I choose to complete my degree at University of Limerick because of its highly recognized engineering courses, co-operative education and sporting facilities. As a sports scholar, UL helped me to balance my sporting and academic goals and in August 2018, I graduated with a first class honors degree. I am also still at peak performance levels in sport thanks to the university and its staff.

In my leaving cert year I was uncertain of what course I wanted to pursue. I had a great passion for design (my DCG project received 4th best in the country), problem solving, inventing and making these inventions come to life. My favorite subjects in school were: Physics, DCG, Engineering and Mathematics. In choosing Engineering (Common Entry), I was able to study relevant engineering modules in first year before deciding on my specific discipline. After my first year in UL, I knew that mechanical engineering was for me.

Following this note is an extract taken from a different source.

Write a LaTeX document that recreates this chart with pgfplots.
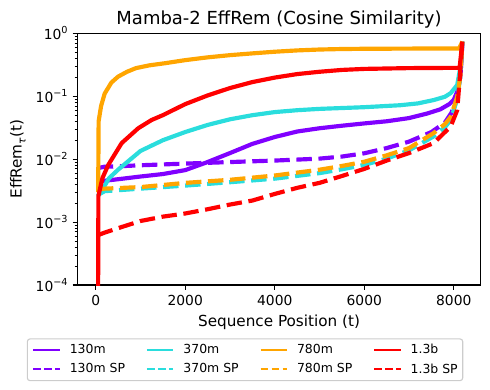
\documentclass[border=0pt]{standalone}
\usepackage{fontspec}
\setmainfont{DejaVu Sans}
\usepackage{pgfplots}
\pgfplotsset{compat=1.18}
\definecolor{cA}{HTML}{8000FF}
\definecolor{cB}{HTML}{2ADDDD}
\definecolor{cC}{HTML}{FFA500}
\definecolor{cD}{HTML}{FF0000}
\newcommand\pw[1]{10\raisebox{0.42em}{\fontsize{7}{7}\selectfont #1}}

\begin{document}
\begin{tikzpicture}
\useasboundingbox (-55.7bp,-75.6bp) rectangle (297.1bp,205.2bp);
\begin{axis}[
  scale only axis, width=290.4bp, height=181.2bp,
  ymode=log, xmin=-410, xmax=8601, ymin=1e-4, ymax=1,
  xtick={0,2000,4000,6000,8000},
  ytick={1e-4,1e-3,1e-2,1e-1,1},
  yticklabels={\pw{−4},\pw{−3},\pw{−2},\pw{−1},\pw{0}},
  /pgf/number format/assume math mode=true,
  /pgf/number format/1000 sep={},
  tick label style={font=\fontsize{10}{12}\selectfont},
  tick pos=left, tick align=outside,
  major tick length=3.5bp, minor tick length=2bp,
  every tick/.style={black, line width=0.8bp},
  every minor tick/.style={black, line width=0.6bp},
  axis line style={line width=0.8bp},
  every axis title shift=0pt,
  title={Mamba-2 EffRem (Cosine Similarity)},
  title style={font=\fontsize{13}{15}\selectfont, at={(axis description cs:0.5,1.037)}, anchor=base},
  xlabel={Sequence Position (t)},
  xlabel style={font=\fontsize{11}{13}\selectfont, at={(axis description cs:0.5,-0.1656)}, anchor=base},
  ylabel={EffRem\raisebox{-0.25em}{\fontsize{7.7}{8}\selectfont\itshape τ}(t)},
  ylabel style={font=\fontsize{11}{13}\selectfont, at={(axis description cs:-0.138,0.5)}, anchor=base},
  legend columns=4,
  legend cell align=left,
  legend image code/.code={\draw[mark repeat=2,mark phase=2] plot coordinates {(0bp,0bp) (9.5bp,0bp) (19bp,0bp)};},
  legend style={at={(axis description cs:0.4157,-0.2119)}, anchor=north,
    font=\fontsize{9}{11}\selectfont, draw=black!20, rounded corners=2bp, line width=0.8bp,
    inner xsep=3.6bp, inner ysep=2bp, row sep=1.5bp,
    nodes={inner xsep=0bp},
    /tikz/every odd column/.append style={column sep=6.5bp},
    /tikz/every even column/.append style={column sep=15bp}},
  every axis plot/.append style={line width=3bp, line join=round},
]
\addplot[cA, forget plot] coordinates {
(50,0.0042) (150,0.0045) (500,0.0048) (1000,0.0053) (1500,0.0058) (2000,0.0067)
(2500,0.0090) (3000,0.0125) (3500,0.0175) (4000,0.0225) (4500,0.0275) (5000,0.031)
(5500,0.034) (6000,0.037) (6500,0.040) (7000,0.045) (7400,0.053) (7700,0.062)
(7900,0.075) (8000,0.088) (8076,0.118) (8130,0.17) (8170,0.35) (8191,0.74)};
\addplot[cA, dash pattern=on 11.1bp off 4.8bp, forget plot] coordinates {
(50,0.0072) (200,0.0076) (500,0.0077) (1000,0.0080) (2000,0.0085) (3000,0.0090)
(4000,0.0095) (5000,0.0102) (5500,0.011) (6000,0.0124) (6500,0.0150) (7000,0.0190)
(7500,0.027) (7800,0.038) (7950,0.055) (8076,0.098) (8150,0.22) (8191,0.74)};
\addplot[cB, forget plot] coordinates {
(50,0.0026) (150,0.0033) (300,0.0050) (500,0.0068) (1000,0.0135) (1500,0.020)
(2000,0.027) (2500,0.035) (3000,0.043) (3500,0.050) (4000,0.056) (4500,0.060)
(5000,0.063) (6000,0.067) (6800,0.072) (7200,0.077) (7550,0.087) (7800,0.098)
(7930,0.112) (8076,0.151) (8150,0.30) (8191,0.74)};
\addplot[cB, dash pattern=on 11.1bp off 4.8bp, forget plot] coordinates {
(50,0.0027) (200,0.0031) (1000,0.0034) (2000,0.0038) (3000,0.0043) (4000,0.0049)
(5000,0.0060) (5500,0.0069) (6000,0.0081) (6500,0.0102) (7000,0.0138) (7550,0.023)
(7800,0.032) (7930,0.042) (8076,0.090) (8150,0.22) (8191,0.74)};
\addplot[cC, forget plot] coordinates {
(55,0.0030) (65,0.040) (120,0.070) (200,0.11) (350,0.165) (500,0.205) (700,0.245)
(900,0.28) (1200,0.31) (1550,0.335) (2000,0.375) (2500,0.415) (3000,0.45)
(3500,0.48) (4000,0.51) (4500,0.535) (5000,0.553) (5500,0.563) (6000,0.568)
(7000,0.572) (8120,0.575) (8191,0.74)};
\addplot[cC, dash pattern=on 11.1bp off 4.8bp, forget plot] coordinates {
(50,0.0033) (200,0.0034) (1000,0.0036) (2000,0.0042) (3000,0.0047) (4000,0.0055)
(5000,0.0068) (5500,0.0078) (6000,0.0091) (6500,0.0115) (7000,0.0150) (7550,0.026)
(7800,0.036) (7930,0.047) (8076,0.098) (8150,0.22) (8191,0.74)};
\addplot[cD, forget plot] coordinates {
(50,0.00001) (60,0.0026) (150,0.0050) (280,0.0081) (580,0.018) (950,0.031)
(1250,0.042) (1500,0.050) (2000,0.075) (2500,0.103) (3000,0.135) (3500,0.168)
(4000,0.198) (4500,0.225) (5000,0.245) (5500,0.262) (6000,0.272) (7000,0.280)
(8130,0.283) (8191,0.74)};
\addplot[cD, dash pattern=on 11.1bp off 4.8bp, forget plot] coordinates {
(50,0.00062) (200,0.00068) (500,0.0008) (1000,0.00104) (1500,0.00122) (2000,0.00137)
(2500,0.0016) (3000,0.0019) (3500,0.0022) (4000,0.0028) (4500,0.0035) (5000,0.0042)
(5500,0.0054) (6000,0.0070) (6500,0.0095) (7000,0.0125) (7550,0.018) (7930,0.033)
(8076,0.060) (8130,0.18) (8191,0.74)};
\addlegendimage{cA, line width=1.5bp}\addlegendentry{130m}
\addlegendimage{cB, line width=1.5bp}\addlegendentry{370m}
\addlegendimage{cC, line width=1.5bp}\addlegendentry{780m}
\addlegendimage{cD, line width=1.5bp}\addlegendentry{1.3b}
\addlegendimage{cA, line width=1.5bp, dash pattern=on 5.55bp off 2.4bp}\addlegendentry{130m SP}
\addlegendimage{cB, line width=1.5bp, dash pattern=on 5.55bp off 2.4bp}\addlegendentry{370m SP}
\addlegendimage{cC, line width=1.5bp, dash pattern=on 5.55bp off 2.4bp}\addlegendentry{780m SP}
\addlegendimage{cD, line width=1.5bp, dash pattern=on 5.55bp off 2.4bp}\addlegendentry{1.3b SP}
\end{axis}
\end{tikzpicture}
\end{document}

I chose mechanical engineering because it is so versatile. Throughout the programme, I developed skills to solve problems in mechanical engineering, but also for applications in many other types of engineering such as aeronautical, biomedical and design. The University of Limerick gave me the opportunity to work for a biomedical engineering company (Johnson & Jonson: Vision Care) for my co-operative education.

Currently I am completing a PhD in the development of cooling systems for 5G wireless technologies. This research requires me to use the knowledge I gained from my undergraduate courses in heat transfer, materials, finite element analysis and mechanics modules. I developed a passion for these topics during my undergraduate and I believe 5G technologies are currently on the front line for global development. A degree in mechanical engineering is so adaptable that if, in time, you want to branch out into another industry you will already have the skills required to do so.


Ruairí Quinlan

Ruairí knew he had an aptitude for mathematics, physics, computer aided design and problem solving in general.

He selected LM116 as a common entry to introduce him to the various disciplines of engineering. He decided on BE Mechanical Engineering and studied subjects such as Mechanics of Solid Fluid Mechanics, Thermodynamics, Vibration Analysis, Project Management and Introduction to Programming

In Year 3 Ruairí spent his Cooperative Education in Stryker in a project management position and received the President’s Distinguished Performance award.

Ruairí particularly enjoyed development friendships, group projects and group assignments as part of his time at UL.

He now works in Stryker as a Staff Engineer, Automation & Digitalization.